Susan MacWilliam has exhibited actively in important venues around the world. This is her first New York solo show.
BIO
For over ten years, Susan MacWilliam has been developing a body of works that explore ideas about the paranormal, the supernatural and perceptual phenomena. Incorporating research into the fields of parapsychology, psychology, physiology, photography and optical viewing devices, the practice explores ideas about the visible and the invisible; about vision, perception, reality and illusion. Using video, installation and photography the practice involves the investigation of particular individual case histories and myths. MacWilliam has made works about materialization mediums, table tilters, optograms, trance, clairvoyance and x-ray vision. "Dermo Optics" (2006) uses footage shot in the Dermo Optical Perception Laboratory of Madame Duplessis, Paris while "Experiment M" (1999) is based on the case of the Belfast-based table levitator Kathleen Goligher and her researcher Dr. William Jackson Crawford. MacWilliam produces unique works of art that provide a visual entry point into the history of parapsychology.
In 2006, MacWilliam worked with both the American Society for Psychical Research and the Parapsychology Foundation, New York. In 2007, MacWilliam undertook a residency at the Parapsychology Foundation Library, New York, where she conducted research into the Irish medium and founder of the Parapsychology Foundation, Eileen Garrett. The video work '13 Roland Gardens', was developed from the residency and premiered in 'Seeing is Believing', The Photographers' Gallery, London, 2007. The work was exhibited alongside archival photographs of mediumistic practice and psychical research from the Harry Price Collection of Magical Literature. A new body of work about Eileen Garrett will form a solo exhibition at Gimpel Fils, Gallery, London, May/June 2008. In summer 2008 MacWilliam will travel to Winnipeg for a residency at Platform Centre for Digital and Photographic Arts and to research the Thomas Glendenning Hamilton Spirit Photograph Archive, at the University of Manitoba.

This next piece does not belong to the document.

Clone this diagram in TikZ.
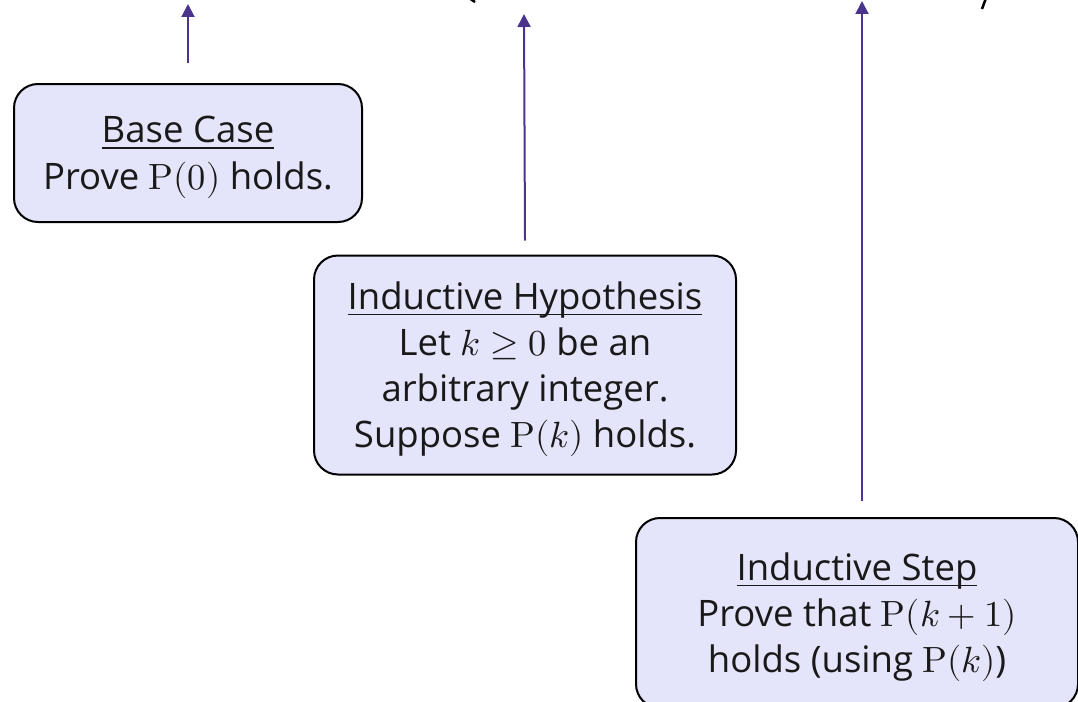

MacWilliam has received numerous awards for her video works and installations including awards at EV+A 1999, 2001 and 2005; she was shortlisted for the 1999 IMMA/Glen Dimplex Artists Award, Irish Museum of Modern Art and awarded the Perspective 2003 Award at Ormeau Baths Gallery, Belfast by Enrique Juncosa, the Director of the Irish Museum of Modern Art, Dublin. In 2001 MacWilliam received a Major Individual Award from the Arts Council of Northern Ireland. She has worked as artist in residence at PS1 Contemporary Art Center, New York; Carribean Centre for Contemporary Arts, Trinidad; Irish Museum of Modern Art, Dublin and Likovni Salon, Celje, Slovenia.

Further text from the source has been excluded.